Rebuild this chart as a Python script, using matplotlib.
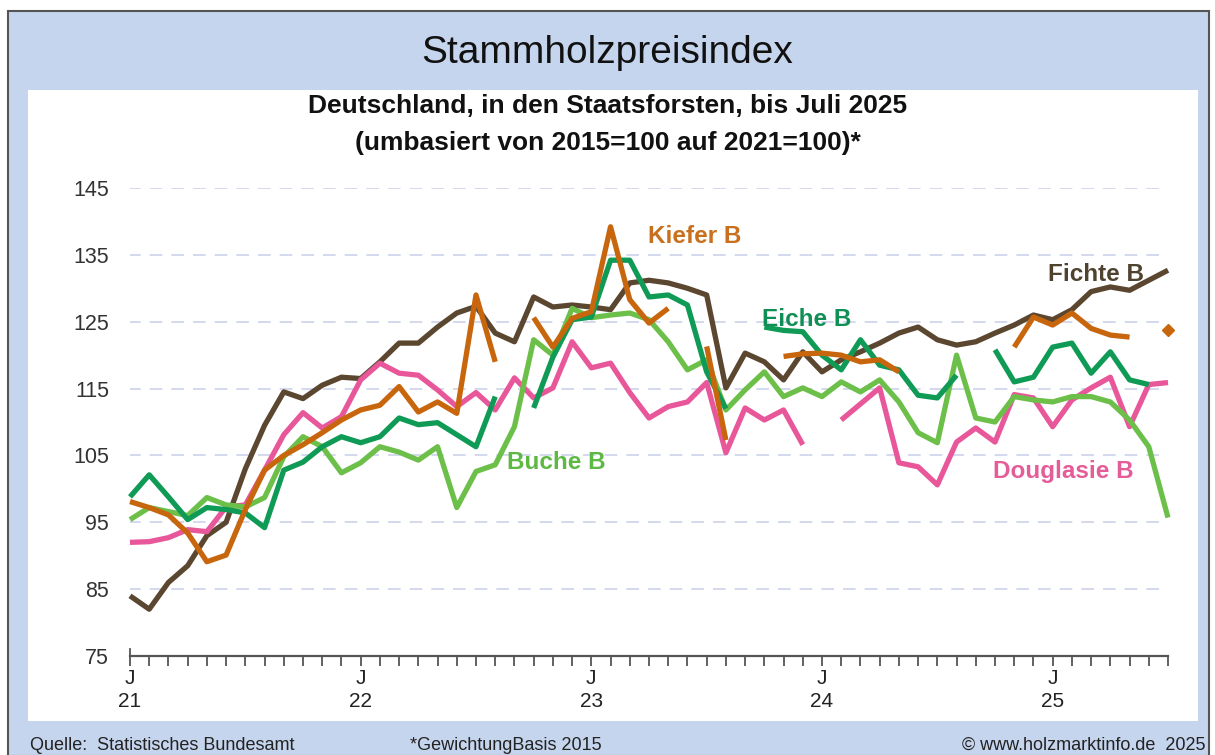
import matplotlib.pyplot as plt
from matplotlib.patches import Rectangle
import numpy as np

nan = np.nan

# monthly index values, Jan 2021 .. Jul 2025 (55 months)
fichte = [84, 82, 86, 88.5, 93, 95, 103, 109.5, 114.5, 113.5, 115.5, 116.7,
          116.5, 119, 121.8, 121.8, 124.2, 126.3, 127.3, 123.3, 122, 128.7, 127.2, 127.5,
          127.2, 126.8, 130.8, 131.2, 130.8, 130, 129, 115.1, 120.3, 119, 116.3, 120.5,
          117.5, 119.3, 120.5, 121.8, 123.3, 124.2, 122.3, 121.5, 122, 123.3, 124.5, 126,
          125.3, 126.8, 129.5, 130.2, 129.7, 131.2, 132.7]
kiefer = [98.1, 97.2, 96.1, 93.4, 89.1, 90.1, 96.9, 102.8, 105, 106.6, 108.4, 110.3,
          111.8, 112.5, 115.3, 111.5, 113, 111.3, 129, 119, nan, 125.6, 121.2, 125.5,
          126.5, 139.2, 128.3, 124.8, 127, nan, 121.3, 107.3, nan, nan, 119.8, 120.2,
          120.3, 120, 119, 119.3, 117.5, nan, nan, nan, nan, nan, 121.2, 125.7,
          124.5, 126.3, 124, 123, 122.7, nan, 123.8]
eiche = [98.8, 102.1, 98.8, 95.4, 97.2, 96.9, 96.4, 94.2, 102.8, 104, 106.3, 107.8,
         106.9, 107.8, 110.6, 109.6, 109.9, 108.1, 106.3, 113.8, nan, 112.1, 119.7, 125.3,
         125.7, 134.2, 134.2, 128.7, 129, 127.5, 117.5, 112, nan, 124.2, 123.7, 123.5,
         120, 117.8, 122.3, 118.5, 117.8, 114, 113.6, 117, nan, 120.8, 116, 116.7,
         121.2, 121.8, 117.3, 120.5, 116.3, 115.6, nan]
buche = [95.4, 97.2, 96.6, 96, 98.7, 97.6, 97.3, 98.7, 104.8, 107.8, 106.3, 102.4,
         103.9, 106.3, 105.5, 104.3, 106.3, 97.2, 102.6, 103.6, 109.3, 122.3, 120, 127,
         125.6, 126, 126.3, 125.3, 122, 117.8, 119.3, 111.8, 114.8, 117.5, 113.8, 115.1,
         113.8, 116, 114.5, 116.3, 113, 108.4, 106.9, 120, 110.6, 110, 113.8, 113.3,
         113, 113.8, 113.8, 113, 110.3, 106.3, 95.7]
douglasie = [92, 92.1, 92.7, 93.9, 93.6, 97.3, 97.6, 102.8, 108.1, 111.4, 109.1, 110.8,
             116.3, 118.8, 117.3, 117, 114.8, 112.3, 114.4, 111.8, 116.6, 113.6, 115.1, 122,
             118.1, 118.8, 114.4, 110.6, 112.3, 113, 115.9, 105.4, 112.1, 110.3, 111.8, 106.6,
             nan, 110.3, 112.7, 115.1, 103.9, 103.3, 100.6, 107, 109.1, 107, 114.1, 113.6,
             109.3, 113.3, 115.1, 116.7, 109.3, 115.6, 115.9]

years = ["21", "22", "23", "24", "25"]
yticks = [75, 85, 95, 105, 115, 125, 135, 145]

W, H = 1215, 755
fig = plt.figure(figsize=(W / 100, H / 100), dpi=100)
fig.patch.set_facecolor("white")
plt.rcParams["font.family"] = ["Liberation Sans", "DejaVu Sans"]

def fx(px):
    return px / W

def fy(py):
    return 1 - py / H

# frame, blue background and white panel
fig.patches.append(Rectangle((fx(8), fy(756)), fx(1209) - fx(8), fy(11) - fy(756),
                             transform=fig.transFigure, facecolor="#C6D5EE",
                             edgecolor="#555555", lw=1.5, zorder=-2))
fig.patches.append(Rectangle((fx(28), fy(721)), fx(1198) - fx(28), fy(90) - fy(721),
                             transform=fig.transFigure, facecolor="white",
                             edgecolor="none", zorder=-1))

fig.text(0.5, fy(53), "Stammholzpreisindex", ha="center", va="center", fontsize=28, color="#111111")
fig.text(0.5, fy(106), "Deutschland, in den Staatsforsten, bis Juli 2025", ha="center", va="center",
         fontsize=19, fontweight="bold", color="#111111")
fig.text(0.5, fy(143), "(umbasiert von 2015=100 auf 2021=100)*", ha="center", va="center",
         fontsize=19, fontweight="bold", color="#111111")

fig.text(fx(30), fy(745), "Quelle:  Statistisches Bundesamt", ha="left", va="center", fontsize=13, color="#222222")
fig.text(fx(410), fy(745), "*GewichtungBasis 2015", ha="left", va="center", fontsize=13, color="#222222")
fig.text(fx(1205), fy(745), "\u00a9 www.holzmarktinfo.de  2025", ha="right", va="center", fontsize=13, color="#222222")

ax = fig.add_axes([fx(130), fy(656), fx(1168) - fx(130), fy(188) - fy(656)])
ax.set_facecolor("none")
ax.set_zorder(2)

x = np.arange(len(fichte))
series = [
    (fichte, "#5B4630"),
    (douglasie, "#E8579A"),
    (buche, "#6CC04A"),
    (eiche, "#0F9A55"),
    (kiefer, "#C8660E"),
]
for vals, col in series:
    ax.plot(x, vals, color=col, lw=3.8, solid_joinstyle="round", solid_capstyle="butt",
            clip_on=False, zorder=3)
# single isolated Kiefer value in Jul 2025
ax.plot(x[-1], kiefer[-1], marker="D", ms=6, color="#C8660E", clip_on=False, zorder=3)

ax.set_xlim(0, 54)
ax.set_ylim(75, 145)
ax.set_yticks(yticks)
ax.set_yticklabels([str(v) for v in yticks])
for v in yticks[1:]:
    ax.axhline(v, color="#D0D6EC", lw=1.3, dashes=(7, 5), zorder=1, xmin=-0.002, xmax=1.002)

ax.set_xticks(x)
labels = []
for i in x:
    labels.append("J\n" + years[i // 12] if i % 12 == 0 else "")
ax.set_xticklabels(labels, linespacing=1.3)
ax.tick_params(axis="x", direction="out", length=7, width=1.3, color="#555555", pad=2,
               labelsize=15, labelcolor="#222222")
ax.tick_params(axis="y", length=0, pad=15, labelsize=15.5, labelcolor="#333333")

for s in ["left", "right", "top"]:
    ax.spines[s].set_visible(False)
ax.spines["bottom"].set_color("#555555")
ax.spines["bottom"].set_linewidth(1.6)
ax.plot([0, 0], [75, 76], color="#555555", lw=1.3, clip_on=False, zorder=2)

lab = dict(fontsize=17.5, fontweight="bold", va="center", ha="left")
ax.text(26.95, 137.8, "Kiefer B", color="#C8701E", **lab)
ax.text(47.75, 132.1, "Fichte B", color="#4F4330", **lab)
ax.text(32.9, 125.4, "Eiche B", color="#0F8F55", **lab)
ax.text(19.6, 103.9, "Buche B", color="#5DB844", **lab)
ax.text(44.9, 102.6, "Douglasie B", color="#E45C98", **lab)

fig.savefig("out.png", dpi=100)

* YOUR GOAL
Pictures are excluded: retype only the lines from the beginning of the listing above through the line with "nan = np.nan", both included.

* EXERCISE RESULT
Rebuild this chart as a Python script, using matplotlib.
import matplotlib.pyplot as plt
from matplotlib.patches import Rectangle
import numpy as np

nan = np.nan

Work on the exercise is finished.